Rows from a dataset of charts and code —
※ ※ ※
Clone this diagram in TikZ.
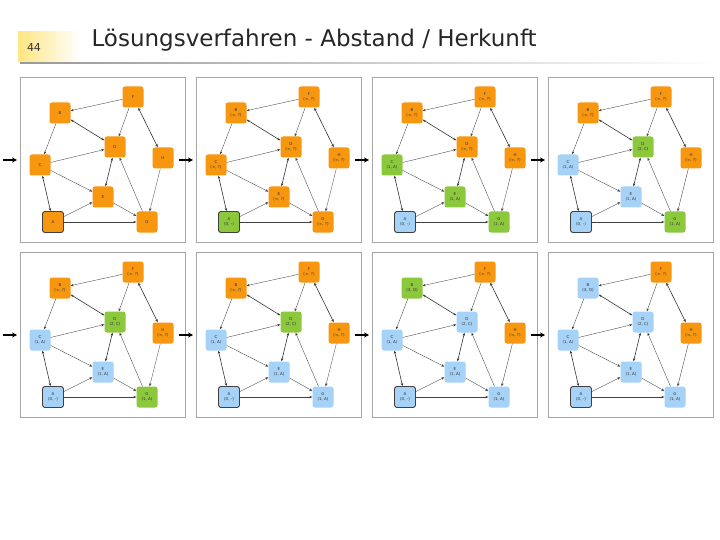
\documentclass[tikz,border=0pt]{standalone}
\usepackage{fontspec}
\setmainfont{DejaVu Sans}
\usetikzlibrary{arrows.meta}
\definecolor{orn}{HTML}{F7960F}
\definecolor{grn}{HTML}{8CC83C}
\definecolor{blu}{HTML}{A6D2F7}
\tikzset{
 nd/.style={rounded corners=2.5pt,minimum width=21pt,minimum height=21pt,inner sep=0pt,align=center,font=\fontsize{4}{5}\selectfont,text=black!80},
 start/.style={draw=black!75,line width=0.9pt},
 ed/.style={-{Stealth[length=3pt,width=2.4pt]},line width=0.35pt,black!75},
 ded/.style={{Stealth[length=3pt,width=2.4pt]}-{Stealth[length=3pt,width=2.4pt]},line width=0.6pt,black!80},
 frame/.style={draw=black!35,line width=0.6pt},
 entry/.style={-{Stealth[length=5pt,width=5pt]},line width=1.4pt}
}
\newcommand\drawpanel[3]{%
 \begin{scope}[shift={(#2,#3)}]
 \draw[frame] (0,0) rectangle (165,165);
 \coordinate (#1in) at (-3,83);
 \coordinate (#1out) at (-17,83);
 \node[nd,fill=\cA,start] (#1A) at (33,145) {A\ifx\lA\empty\else\\\lA\fi};
 \node[nd,fill=\cB] (#1B) at (40,36) {B\ifx\lB\empty\else\\\lB\fi};
 \node[nd,fill=\cC] (#1C) at (20,88) {C\ifx\lC\empty\else\\\lC\fi};
 \node[nd,fill=\cD] (#1D) at (95,70) {D\ifx\lD\empty\else\\\lD\fi};
 \node[nd,fill=\cE] (#1E) at (83,120) {E\ifx\lE\empty\else\\\lE\fi};
 \node[nd,fill=orn] (#1F) at (113,20) {F\ifx\lF\empty\else\\\lF\fi};
 \node[nd,fill=\cG] (#1G) at (127,145) {G\ifx\lG\empty\else\\\lG\fi};
 \node[nd,fill=orn] (#1H) at (143,81) {H\ifx\lH\empty\else\\\lH\fi};
 \draw[ed] (#1F) -- (#1B);
 \draw[ed] (#1F) -- (#1D);
 \draw[ded] (#1F) -- (#1H);
 \draw[ded] (#1B) -- (#1D);
 \draw[ed] (#1B) -- (#1C);
 \draw[ed] (#1C) -- (#1D);
 \draw[ed] (#1C) -- (#1E);
 \draw[ded] (#1C) -- (#1A);
 \draw[ed] (#1A) -- (#1E);
 \draw[ed] (#1A) -- (#1G);
 \draw[ded] (#1E) -- (#1D);
 \draw[ed] (#1E) -- (#1G);
 \draw[ed] (#1G) -- (#1D);
 \draw[ed] (#1H) -- (#1G);
 \draw[entry] (#1out) -- (#1in);
 \end{scope}}
\newcommand\setcols[6]{\def\cA{#1}\def\cB{#2}\def\cC{#3}\def\cD{#4}\def\cE{#5}\def\cG{#6}}
\newcommand\setlabsA[4]{\def\lA{#1}\def\lB{#2}\def\lC{#3}\def\lD{#4}}
\newcommand\setlabsB[4]{\def\lE{#1}\def\lF{#2}\def\lG{#3}\def\lH{#4}}
\begin{document}
\begin{tikzpicture}[x=1pt,y=-1pt]
\useasboundingbox[fill=white] (0,0) rectangle (720,540);
\shade[left color=yellow!60!orange!50,right color=white] (18,32) rectangle (80,62);
\node[font=\fontsize{11}{13}\selectfont,text=black!80] (num) at (34,47) {44};
\node[anchor=west,font=\fontsize{23}{27}\selectfont,text=black!85] (title) at (88,40) {Lösungsverfahren - Abstand / Herkunft};
\shade[left color=black!40,right color=white] (20,63) rectangle (720,63.8);
\def\inf{(∞, ?)}
% panel 1
\setcols{orn}{orn}{orn}{orn}{orn}{orn}
\setlabsA{}{}{}{}\setlabsB{}{}{}{}
\drawpanel{pa}{20}{77}
% panel 2
\setcols{grn}{orn}{orn}{orn}{orn}{orn}
\setlabsA{(0, -)}{\inf}{\inf}{\inf}\setlabsB{\inf}{\inf}{\inf}{\inf}
\drawpanel{pb}{196}{77}
% panel 3
\setcols{blu}{orn}{grn}{orn}{grn}{grn}
\setlabsA{(0, -)}{\inf}{(1, A)}{\inf}\setlabsB{(1, A)}{\inf}{(1, A)}{\inf}
\drawpanel{pc}{372}{77}
% panel 4
\setcols{blu}{orn}{blu}{grn}{blu}{grn}
\setlabsA{(0, -)}{\inf}{(1, A)}{(2, C)}\setlabsB{(1, A)}{\inf}{(1, A)}{\inf}
\drawpanel{pd}{548}{77}
% panel 5
\setcols{blu}{orn}{blu}{grn}{blu}{grn}
\drawpanel{pe}{20}{252}
% panel 6
\setcols{blu}{orn}{blu}{grn}{blu}{blu}
\drawpanel{pf}{196}{252}
% panel 7
\setcols{blu}{grn}{blu}{blu}{blu}{blu}
\setlabsA{(0, -)}{(3, D)}{(1, A)}{(2, C)}
\drawpanel{pg}{372}{252}
% panel 8
\setcols{blu}{blu}{blu}{blu}{blu}{blu}
\drawpanel{ph}{548}{252}
\end{tikzpicture}
\end{document}
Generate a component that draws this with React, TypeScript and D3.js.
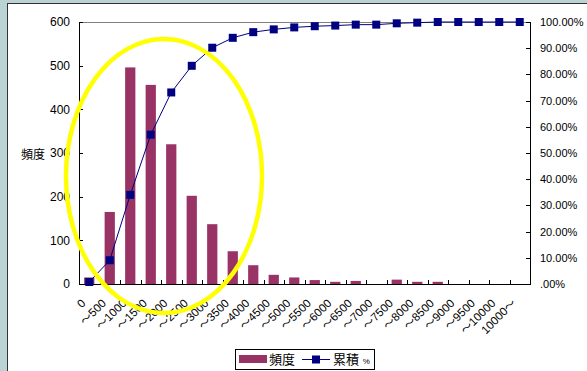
import React from "react";
import * as d3 from "d3";

const categories = ["0","～500","～1000","～1500","～2000","～2500","～3000","～3500","～4000","～4500","～5000","～5500","～6000","～6500","～7000","～7500","～8000","～8500","～9000","～9500","～10000","10000～"];
const counts = [15,165,496,456,320,202,137,75,43,21,15,9,5,7,0,10,5,5,0,0,0,0];
const cumPct = [0.76,9.06,34.04,57.0,73.11,83.28,90.18,93.96,96.12,97.18,97.94,98.39,98.64,98.99,98.99,99.5,99.75,100,100,100,100,100];
const leftTicks = [0,100,200,300,400,500,600];
const rightTicks = [0,10,20,30,40,50,60,70,80,90,100];

const W = 587, H = 371;
const PL = 79, PR = 530, PT = 22, PB = 284;
const FONT = "'Liberation Sans', Arial, 'Noto Sans CJK JP', sans-serif";
const BAR = "#993366";
const LINE = "#000080";

export default function App() {
  const x = d3.scaleBand<string>().domain(categories).range([PL, PR]).paddingInner(0.5).paddingOuter(0.25);
  const bandStep = x.step();
  const yL = d3.scaleLinear().domain([0, 600]).range([PB, PT]);
  const yR = d3.scaleLinear().domain([0, 100]).range([PB, PT]);
  const cx = (c: string) => (x(c) as number) + x.bandwidth() / 2;
  const line = d3.line<number>().x((_, i) => cx(categories[i])).y((d) => yR(d));
  const tickEdges = d3.range(categories.length + 1).map((i) => PL + i * bandStep);

  return (
    <svg width={W} height={H} style={{ position: "absolute", left: 0, top: 0 }} fontFamily={FONT}>
      <rect x={0} y={0} width={W} height={H} fill="#ffffff" />
      <rect x={0} y={0} width={7} height={H} fill="#bcd3d6" />
      <rect x={0} y={0} width={W} height={3} fill="#bcd3d6" />
      <line x1={7.5} y1={3} x2={7.5} y2={H} stroke="#333" strokeWidth={1} />
      <line x1={7} y1={3.5} x2={W} y2={3.5} stroke="#333" strokeWidth={1} />

      {/* top border */}
      <line x1={PL} y1={PT + 0.5} x2={PR} y2={PT + 0.5} stroke="#808080" strokeWidth={1} />

      {/* bars */}
      {counts.map((v, i) => (
        <rect key={i} x={x(categories[i])} y={yL(v)} width={x.bandwidth()} height={PB - yL(v)} fill={BAR} />
      ))}

      {/* axes */}
      <line x1={PL + 0.5} y1={PT} x2={PL + 0.5} y2={PB} stroke="#000" />
      <line x1={PR + 0.5} y1={PT} x2={PR + 0.5} y2={PB} stroke="#000" />
      <line x1={PL} y1={PB + 0.5} x2={PR + 1} y2={PB + 0.5} stroke="#000" />
      {leftTicks.map((t) => (
        <g key={"l" + t}>
          <line x1={PL} x2={PL + 4} y1={Math.round(yL(t)) + 0.5} y2={Math.round(yL(t)) + 0.5} stroke="#000" />
          <text x={70} y={yL(t)} dy="0.36em" textAnchor="end" fontSize={12} fill="#000">{t}</text>
        </g>
      ))}
      {rightTicks.map((t) => (
        <g key={"r" + t}>
          <line x1={PR - 4} x2={PR} y1={Math.round(yR(t)) + 0.5} y2={Math.round(yR(t)) + 0.5} stroke="#000" />
          <text x={540} y={yR(t)} dy="0.36em" textAnchor="start" fontSize={11} fill="#000">{t === 0 ? ".00%" : t.toFixed(2) + "%"}</text>
        </g>
      ))}
      {tickEdges.map((tx, i) => (
        <line key={"x" + i} x1={Math.round(tx) + 0.5} x2={Math.round(tx) + 0.5} y1={PB - 4} y2={PB} stroke="#000" />
      ))}
      {categories.map((c) => (
        <text key={"c" + c} transform={`translate(${cx(c) - 6},${301}) rotate(-45)`} textAnchor="end" dy="0.36em" fontSize={11.5} fill="#000">{c}</text>
      ))}

      <text x={21} y={155} dy="0.36em" fontSize={12} fill="#000">頻度</text>

      {/* cumulative line */}
      <path d={line(cumPct) || ""} fill="none" stroke={LINE} strokeWidth={1} />
      {cumPct.map((v, i) => (
        <rect key={"m" + i} x={cx(categories[i]) - 4} y={yR(v) - 4} width={8} height={8} fill={LINE} />
      ))}

      {/* highlight ellipse */}
      <ellipse cx={164} cy={176} rx={98} ry={137} fill="none" stroke="#ffff00" strokeWidth={4.5} />

      {/* legend */}
      <rect x={235.5} y={349.5} width={139} height={20} fill="#fff" stroke="#000" />
      <rect x={239} y={355} width={28} height={8} fill={BAR} />
      <text x={269} y={359} dy="0.36em" fontSize={13} fill="#000">頻度</text>
      <line x1={302} x2={330} y1={359.5} y2={359.5} stroke={LINE} />
      <rect x={312} y={355.5} width={8} height={8} fill={LINE} />
      <text x={333} y={359} dy="0.36em" fontSize={13} fill="#000">累積 <tspan fontSize={8}>%</tspan></text>
    </svg>
  );
}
※ ※ ※
What you need to do — Every line holding "React" should be copied out.

Result for this exercise —
Generate a component that draws this with React, TypeScript and D3.js.
import React from "react";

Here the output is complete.